Dude... thats just awesome XD
Hope to see you (and probably kill you) on there =D
Mutineer's Moon: http://www.baen.com/library/0671720856/0671720856.htm
Other formats also available if you go to the root link.
And Mistborn Trilogy from Brandon Sanderson.
http://www.brandonsanderson.com/portal/Mistborn-Trilogy
If you ever wondered what possible relationship to reality the science fiction aspects of the Gurren Lagann "scaling" had, read MM. The scaling was never "over the top" to me (that's probably because my normal is everyone else's over the top), primarily due to the fact that I had seen it done elsewhere.
As for Mistborn, the plot is very similar to the first part of Gurren Lag. You'll be amazed at the similarities, so if you want to read a dramatic story with similar events, but different world logic, setting, and characters, that is one series you should check out.
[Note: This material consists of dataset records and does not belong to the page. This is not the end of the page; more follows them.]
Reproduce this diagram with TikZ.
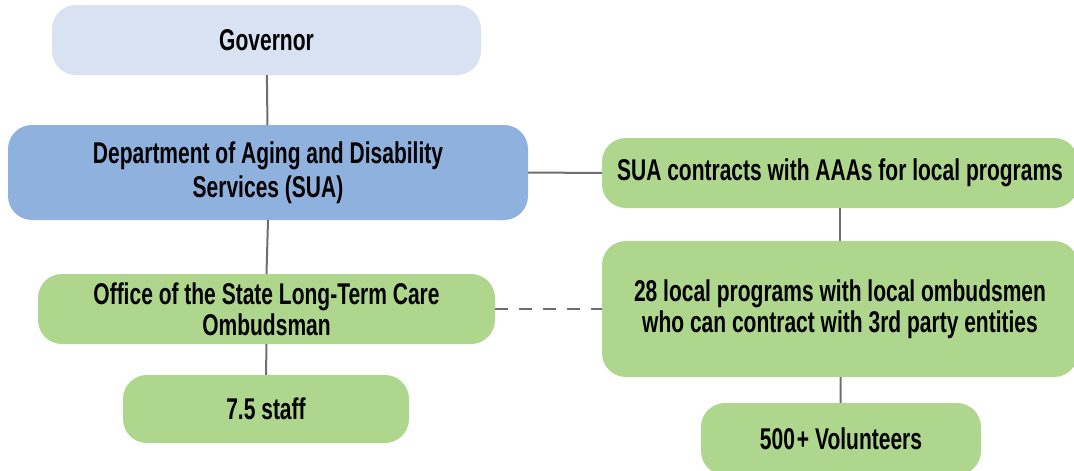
\documentclass[tikz,border=0pt]{standalone}
\usepackage{fontspec}
\setmainfont[FakeStretch=0.70]{Liberation Sans}
\usetikzlibrary{positioning}

\definecolor{govfill}{HTML}{D9E2F3}
\definecolor{suafill}{HTML}{8FB1DE}
\definecolor{localfill}{HTML}{AED68C}
\definecolor{linkgray}{HTML}{6E6E70}

\begin{document}
\begin{tikzpicture}[
    x=1pt, y=-1pt,
    box/.style={rounded corners=24pt, inner sep=0pt, align=center,
                font=\fontsize{30}{31}\selectfont\bfseries},
    gov/.style={box, fill=govfill},
    sua/.style={box, fill=suafill, font=\fontsize{30}{34}\selectfont\bfseries},
    local/.style={box, fill=localfill},
    link/.style={linkgray, line width=2pt},
    dotlink/.style={link, dash pattern=on 13pt off 11pt},
]
\useasboundingbox (0,0) rectangle (1074,471);

% --- state level (left column) ---
\node[gov, minimum width=429pt, minimum height=70pt] (governor) at (266.5,40) {Governor};
\node[sua, minimum width=520pt, minimum height=95pt] (dads) at (268,172.5)
    {Department of Aging and Disability\\Services (SUA)};
\node[local, minimum width=457pt, minimum height=70pt] (office) at (266.5,309)
    {Office of the State Long-Term Care\\Ombudsman};
\node[local, minimum width=286pt, minimum height=68pt] (staff) at (266,409) {7.5 staff};

% --- local level (right column) ---
\node[local, minimum width=476pt, minimum height=70pt] (contracts) at (840,173)
    {SUA contracts with AAAs for local programs};
\node[local, minimum width=476pt, minimum height=136pt] (programs) at (840,309)
    {28 local programs with local ombudsmen\\who can contract with 3rd party entities};
\node[local, minimum width=280pt, minimum height=72pt] (volunteers) at (841,439)
    {500\kern2pt+ Volunteers};

% Connectors
\draw[link] (governor) -- (dads);
\draw[link] (dads.south) -- (office.north);
\draw[link] (office) -- (staff);
\draw[link] (dads.east) -- (contracts.west);
\draw[link] (contracts) -- (programs);
\draw[link] (programs) -- (volunteers);
\draw[dotlink] (office.east) -- (programs.west);

\end{tikzpicture}
\end{document}
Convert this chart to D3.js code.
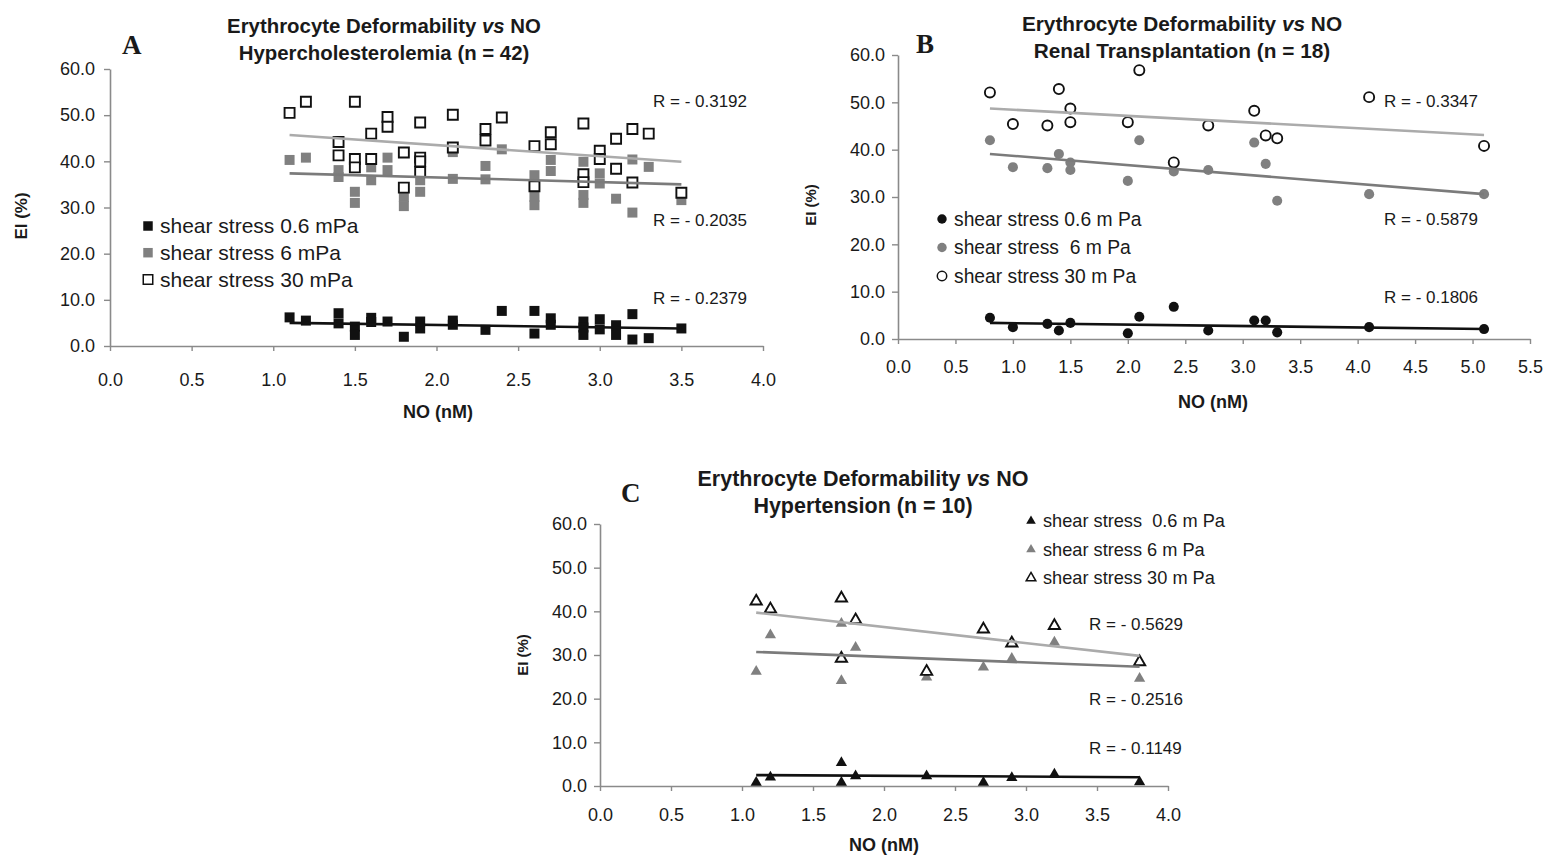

I won't give you any more clues than that, but it'll be interesting to see whether you can figure it out or when you figure it out.
Both are novel stories set in the Epic Heroic story mode, where enemies get stronger and stronger, and so do the stakes.
Part of why Gurren Lagann feels natural to me (other than the artwork and battle logic), is because I've read a lot of heroic sagas. Gurren was just another heroic saga, done well and in a modern entertaining fashion like Bleach or Naruto. An epic heroic saga from the Japanese is normal to me. An american epic heroic saga about patriotism or American exceptionalism... that would be abnormal.